From these vantage points, Invisible Children’s vision looks anything but universal. When seen through the influence of the War on Terror, in Jacob Acaye’s transformation, and in the omission of Museveni’s role, Invisible Children’s universal ideals of equality and justice are confronted with questions that take us underneath the surface of the organization’s claims: Whose equality? Whose justice? Arriving at these questions marks a turn away from false universal claims, and opens up new space to imagine future possibilities.
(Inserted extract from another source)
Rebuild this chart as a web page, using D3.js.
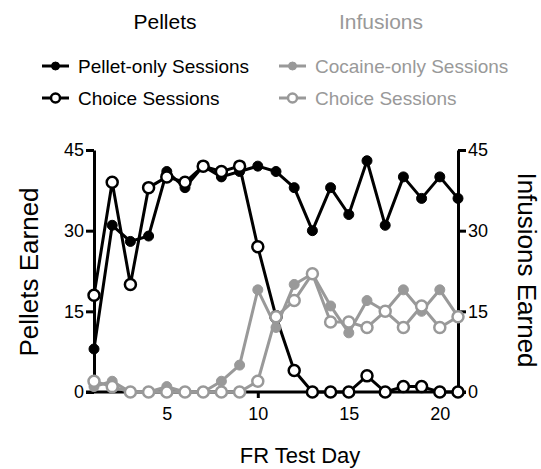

A serious engagement with the theological work of Dietrich Bonhoeffer could make visible new directions. While Jason Russell encourages his audience to read the Eric Metaxas biography of Bonhoeffer alongside Ayn Rand’s Atlas Shrugged, Western millennials will better learn to reject false universal claims and Manichean dualisms by putting down Rand and Metaxas to pick up Bonhoeffer’s Life Together. Indeed, Bonhoeffer’s important text could foster a more richly textured and faithful conversation among this new generation of global humanitarians, rejecting the notion that human existence can escape moral ambiguity by realizing its universal identity in the present. Bonhoeffer’s reflections on community do not turn Christians toward fictional universals; they turn us toward particular human beings, and toward a God who became flesh and dwelt among us. Bonhoeffer writes, “The Christian community is not an ideal, but a divine reality;” which is to say, precisely at the moment we love the dream of community more than the community itself, our attention has been distracted from God’s life, the only life that righteously judges good and evil. Western millennials, therefore, must learn to see and act through a lens more rigorously imaginative than Invisible Children’s revolution, or universal claims will keep betraying us. Humanity’s identity must remain an open question; we must remain in a posture that takes the courage of a community to keep telling us the truth about our lives. ‘We are God’s creatures, summoned not to give witness to humanity’s ability to break out of our particularity, but to open our lives in praise of a God who breaks in.’
 Mahmood Mamdani, Saviors and Survivors: Darfur, Politics, and the War on Terror (New York, NY: Three Rivers Press, 2010), 5.
 Dietrich Bonhoeffer, Life Together and Prayer Book of the Bible, “Dietrich Bonhoeffer Works,” v.5(Minneapolis, MN, Augsburg Fortress Publishing, 1995), 35.